# [TASK INPUT]
□ □ □
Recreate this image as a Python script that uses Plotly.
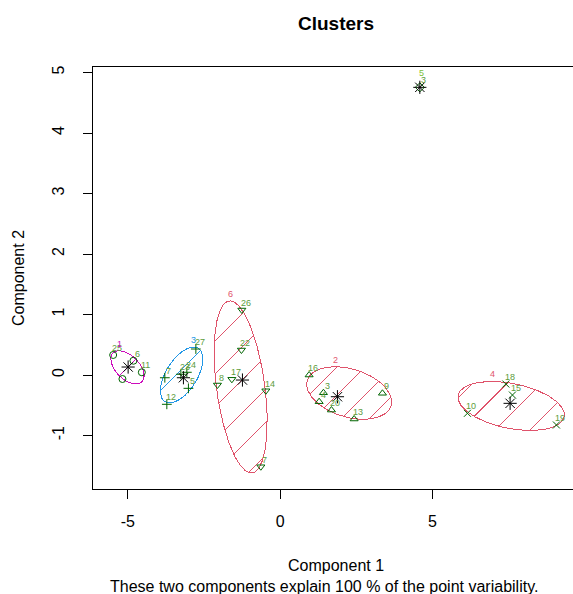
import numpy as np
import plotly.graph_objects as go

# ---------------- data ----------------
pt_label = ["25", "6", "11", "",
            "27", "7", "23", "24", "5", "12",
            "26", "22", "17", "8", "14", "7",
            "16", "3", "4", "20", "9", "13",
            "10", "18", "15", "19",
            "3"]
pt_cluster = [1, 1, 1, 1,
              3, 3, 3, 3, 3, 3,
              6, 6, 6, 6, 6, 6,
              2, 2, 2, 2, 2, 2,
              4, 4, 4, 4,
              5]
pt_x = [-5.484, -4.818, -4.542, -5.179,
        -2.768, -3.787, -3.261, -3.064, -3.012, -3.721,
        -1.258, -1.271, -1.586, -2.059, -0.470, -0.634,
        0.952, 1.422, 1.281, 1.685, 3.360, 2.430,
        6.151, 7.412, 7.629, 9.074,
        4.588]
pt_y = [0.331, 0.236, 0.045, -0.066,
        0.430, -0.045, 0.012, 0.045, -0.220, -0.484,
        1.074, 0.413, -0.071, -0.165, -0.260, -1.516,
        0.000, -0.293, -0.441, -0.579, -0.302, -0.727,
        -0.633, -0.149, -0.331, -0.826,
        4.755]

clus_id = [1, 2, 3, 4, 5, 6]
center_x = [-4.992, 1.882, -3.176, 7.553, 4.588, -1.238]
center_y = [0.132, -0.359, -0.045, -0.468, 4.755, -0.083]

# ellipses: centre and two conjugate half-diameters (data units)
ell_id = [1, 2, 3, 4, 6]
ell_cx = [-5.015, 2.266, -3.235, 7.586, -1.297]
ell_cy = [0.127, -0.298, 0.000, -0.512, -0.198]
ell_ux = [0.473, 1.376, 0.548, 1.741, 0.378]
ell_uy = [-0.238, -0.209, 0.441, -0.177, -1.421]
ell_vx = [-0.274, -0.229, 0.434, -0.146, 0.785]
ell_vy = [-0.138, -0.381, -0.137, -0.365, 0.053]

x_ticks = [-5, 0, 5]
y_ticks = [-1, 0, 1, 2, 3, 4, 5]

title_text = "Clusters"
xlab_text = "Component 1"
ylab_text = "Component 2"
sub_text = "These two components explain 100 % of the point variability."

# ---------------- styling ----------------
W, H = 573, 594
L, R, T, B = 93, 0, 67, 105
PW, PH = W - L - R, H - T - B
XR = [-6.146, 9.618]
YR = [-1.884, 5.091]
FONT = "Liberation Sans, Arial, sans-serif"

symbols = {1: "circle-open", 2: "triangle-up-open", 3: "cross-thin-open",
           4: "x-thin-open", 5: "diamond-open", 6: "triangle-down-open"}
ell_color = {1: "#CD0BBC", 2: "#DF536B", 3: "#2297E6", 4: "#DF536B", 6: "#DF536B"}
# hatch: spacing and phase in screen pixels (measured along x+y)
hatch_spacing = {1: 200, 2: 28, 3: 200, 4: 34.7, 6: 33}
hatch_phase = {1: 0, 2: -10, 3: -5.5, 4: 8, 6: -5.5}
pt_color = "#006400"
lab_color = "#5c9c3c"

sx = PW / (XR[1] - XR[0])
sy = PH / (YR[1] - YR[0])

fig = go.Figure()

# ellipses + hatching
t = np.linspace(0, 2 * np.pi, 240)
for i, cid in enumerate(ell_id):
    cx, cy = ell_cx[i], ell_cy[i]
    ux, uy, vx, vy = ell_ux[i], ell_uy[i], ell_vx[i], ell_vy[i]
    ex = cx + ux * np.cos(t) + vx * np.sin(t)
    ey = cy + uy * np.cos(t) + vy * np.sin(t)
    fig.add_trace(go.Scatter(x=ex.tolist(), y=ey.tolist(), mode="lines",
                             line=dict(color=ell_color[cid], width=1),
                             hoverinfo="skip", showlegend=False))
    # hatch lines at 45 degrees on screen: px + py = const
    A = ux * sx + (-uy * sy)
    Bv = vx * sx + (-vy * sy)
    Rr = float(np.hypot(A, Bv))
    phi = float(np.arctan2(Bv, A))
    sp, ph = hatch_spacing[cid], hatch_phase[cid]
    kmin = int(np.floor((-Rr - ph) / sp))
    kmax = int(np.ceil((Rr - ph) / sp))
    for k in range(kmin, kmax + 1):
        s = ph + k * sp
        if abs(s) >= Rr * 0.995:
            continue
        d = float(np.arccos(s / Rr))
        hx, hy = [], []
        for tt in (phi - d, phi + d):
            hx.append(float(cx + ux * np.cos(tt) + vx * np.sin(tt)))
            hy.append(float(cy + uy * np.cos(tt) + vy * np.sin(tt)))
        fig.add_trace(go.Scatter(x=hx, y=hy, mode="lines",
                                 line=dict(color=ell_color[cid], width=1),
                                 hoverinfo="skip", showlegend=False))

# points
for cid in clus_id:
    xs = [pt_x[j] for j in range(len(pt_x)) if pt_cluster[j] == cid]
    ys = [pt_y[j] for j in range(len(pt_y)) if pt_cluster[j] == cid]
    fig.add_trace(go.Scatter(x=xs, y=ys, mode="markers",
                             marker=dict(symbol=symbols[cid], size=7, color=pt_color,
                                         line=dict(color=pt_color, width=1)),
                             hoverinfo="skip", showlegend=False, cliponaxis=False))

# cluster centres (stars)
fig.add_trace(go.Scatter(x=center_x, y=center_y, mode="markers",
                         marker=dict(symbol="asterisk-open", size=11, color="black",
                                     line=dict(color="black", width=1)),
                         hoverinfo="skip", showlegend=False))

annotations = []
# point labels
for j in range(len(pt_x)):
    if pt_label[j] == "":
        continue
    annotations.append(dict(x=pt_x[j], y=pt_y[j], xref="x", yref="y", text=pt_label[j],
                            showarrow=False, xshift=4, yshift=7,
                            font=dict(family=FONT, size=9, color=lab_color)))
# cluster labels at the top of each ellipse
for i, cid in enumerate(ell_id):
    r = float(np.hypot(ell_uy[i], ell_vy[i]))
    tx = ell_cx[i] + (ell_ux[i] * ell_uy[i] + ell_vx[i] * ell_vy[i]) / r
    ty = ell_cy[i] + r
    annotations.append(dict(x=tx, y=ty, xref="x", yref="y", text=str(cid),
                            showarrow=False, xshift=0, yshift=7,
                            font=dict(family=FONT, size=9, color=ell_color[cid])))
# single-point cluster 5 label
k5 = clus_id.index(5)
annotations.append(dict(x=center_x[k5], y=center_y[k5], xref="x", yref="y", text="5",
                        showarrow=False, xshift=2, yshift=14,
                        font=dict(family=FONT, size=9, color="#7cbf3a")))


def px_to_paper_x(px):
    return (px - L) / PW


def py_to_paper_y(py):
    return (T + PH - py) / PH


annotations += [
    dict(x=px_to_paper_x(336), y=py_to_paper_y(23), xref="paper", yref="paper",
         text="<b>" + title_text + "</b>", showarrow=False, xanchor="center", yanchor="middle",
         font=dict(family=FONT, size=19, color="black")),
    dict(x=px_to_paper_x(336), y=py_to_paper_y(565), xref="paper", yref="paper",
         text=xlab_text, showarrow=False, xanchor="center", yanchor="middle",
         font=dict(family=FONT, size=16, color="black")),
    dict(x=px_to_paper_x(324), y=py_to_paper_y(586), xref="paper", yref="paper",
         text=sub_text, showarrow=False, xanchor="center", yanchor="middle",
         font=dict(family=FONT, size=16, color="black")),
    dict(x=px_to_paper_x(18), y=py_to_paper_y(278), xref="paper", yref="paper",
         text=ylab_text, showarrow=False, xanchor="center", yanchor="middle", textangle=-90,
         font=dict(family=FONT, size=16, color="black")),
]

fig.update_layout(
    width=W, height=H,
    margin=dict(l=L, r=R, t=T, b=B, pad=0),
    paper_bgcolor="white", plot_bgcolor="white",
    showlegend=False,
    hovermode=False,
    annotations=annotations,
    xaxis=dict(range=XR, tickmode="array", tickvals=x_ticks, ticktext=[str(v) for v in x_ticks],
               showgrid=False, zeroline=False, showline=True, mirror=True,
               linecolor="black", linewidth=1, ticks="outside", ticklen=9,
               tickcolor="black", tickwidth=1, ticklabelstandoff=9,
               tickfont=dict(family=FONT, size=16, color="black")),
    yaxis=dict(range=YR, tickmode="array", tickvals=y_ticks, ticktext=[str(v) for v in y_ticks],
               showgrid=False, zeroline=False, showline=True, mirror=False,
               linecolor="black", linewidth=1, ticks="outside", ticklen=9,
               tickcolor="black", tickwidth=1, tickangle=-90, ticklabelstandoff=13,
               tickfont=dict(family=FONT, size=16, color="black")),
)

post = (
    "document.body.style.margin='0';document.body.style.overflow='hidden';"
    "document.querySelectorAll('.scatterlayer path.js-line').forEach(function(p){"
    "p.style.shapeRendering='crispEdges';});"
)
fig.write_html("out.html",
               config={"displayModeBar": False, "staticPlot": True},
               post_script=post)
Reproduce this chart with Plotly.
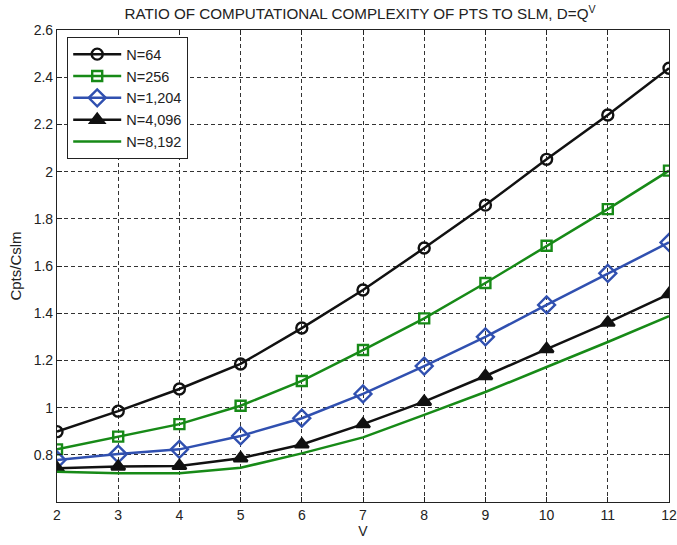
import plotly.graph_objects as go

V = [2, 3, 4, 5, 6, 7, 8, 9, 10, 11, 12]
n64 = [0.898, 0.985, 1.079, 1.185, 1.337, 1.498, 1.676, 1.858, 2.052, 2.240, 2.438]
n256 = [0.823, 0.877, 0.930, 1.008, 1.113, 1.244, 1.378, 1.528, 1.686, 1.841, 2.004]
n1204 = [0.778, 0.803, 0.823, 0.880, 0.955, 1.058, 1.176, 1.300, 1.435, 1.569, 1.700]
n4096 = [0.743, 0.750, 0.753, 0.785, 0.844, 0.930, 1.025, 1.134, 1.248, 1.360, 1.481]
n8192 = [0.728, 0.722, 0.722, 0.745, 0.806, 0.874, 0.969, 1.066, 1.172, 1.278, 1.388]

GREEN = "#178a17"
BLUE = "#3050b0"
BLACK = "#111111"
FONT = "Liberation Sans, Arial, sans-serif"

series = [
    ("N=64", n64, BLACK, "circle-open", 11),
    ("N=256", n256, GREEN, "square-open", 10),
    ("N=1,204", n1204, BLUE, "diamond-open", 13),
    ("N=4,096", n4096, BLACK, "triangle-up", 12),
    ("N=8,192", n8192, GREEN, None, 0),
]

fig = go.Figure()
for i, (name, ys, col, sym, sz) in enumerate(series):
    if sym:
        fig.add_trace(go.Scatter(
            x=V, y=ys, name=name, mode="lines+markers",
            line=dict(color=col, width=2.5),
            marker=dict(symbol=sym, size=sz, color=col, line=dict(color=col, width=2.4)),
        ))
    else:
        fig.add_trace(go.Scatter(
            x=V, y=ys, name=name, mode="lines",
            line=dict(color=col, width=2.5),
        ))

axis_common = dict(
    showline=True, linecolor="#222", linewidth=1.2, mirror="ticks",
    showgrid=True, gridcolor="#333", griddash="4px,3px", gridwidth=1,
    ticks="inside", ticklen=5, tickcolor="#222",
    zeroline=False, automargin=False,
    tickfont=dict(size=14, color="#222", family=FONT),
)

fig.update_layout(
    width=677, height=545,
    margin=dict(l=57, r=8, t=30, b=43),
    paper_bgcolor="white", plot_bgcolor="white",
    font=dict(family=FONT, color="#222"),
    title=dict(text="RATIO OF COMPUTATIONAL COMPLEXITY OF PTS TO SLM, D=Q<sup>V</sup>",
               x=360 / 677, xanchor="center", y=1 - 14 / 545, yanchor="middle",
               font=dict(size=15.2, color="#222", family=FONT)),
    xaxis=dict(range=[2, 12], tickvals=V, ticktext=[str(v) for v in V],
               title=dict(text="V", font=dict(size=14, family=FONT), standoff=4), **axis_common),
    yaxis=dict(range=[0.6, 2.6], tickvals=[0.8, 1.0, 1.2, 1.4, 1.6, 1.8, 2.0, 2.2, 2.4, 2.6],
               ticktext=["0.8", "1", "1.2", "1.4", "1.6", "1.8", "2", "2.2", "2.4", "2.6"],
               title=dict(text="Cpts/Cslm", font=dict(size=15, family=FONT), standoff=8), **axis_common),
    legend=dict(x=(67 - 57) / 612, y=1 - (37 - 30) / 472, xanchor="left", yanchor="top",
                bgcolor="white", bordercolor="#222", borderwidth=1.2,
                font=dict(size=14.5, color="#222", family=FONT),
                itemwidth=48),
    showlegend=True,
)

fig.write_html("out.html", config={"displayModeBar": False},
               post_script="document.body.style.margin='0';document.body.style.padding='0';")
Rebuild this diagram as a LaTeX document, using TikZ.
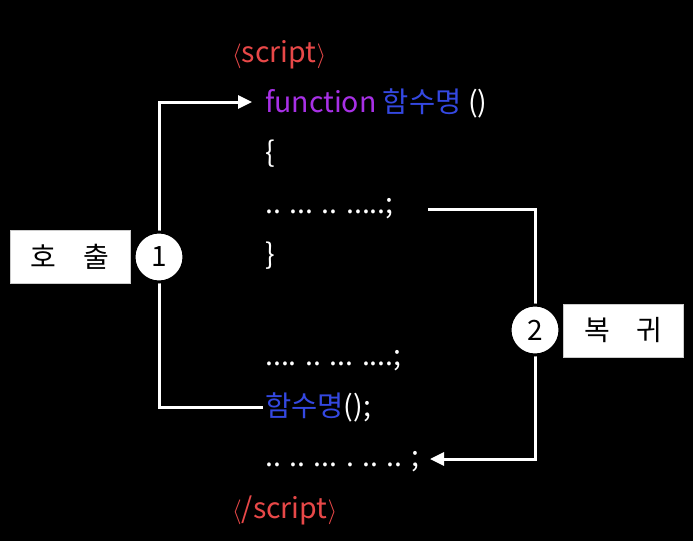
□ □ □
# [SET EXERCISE]
Scan the lines above for "document", then copy every one that has it.

# [ANSWER BELOW]
    "document.body.style.margin='0';document.body.style.overflow='hidden';"
    "document.querySelectorAll('.scatterlayer path.js-line').forEach(function(p){"
               post_script="document.body.style.margin='0';document.body.style.padding='0';")
Rebuild this diagram as a LaTeX document, using TikZ.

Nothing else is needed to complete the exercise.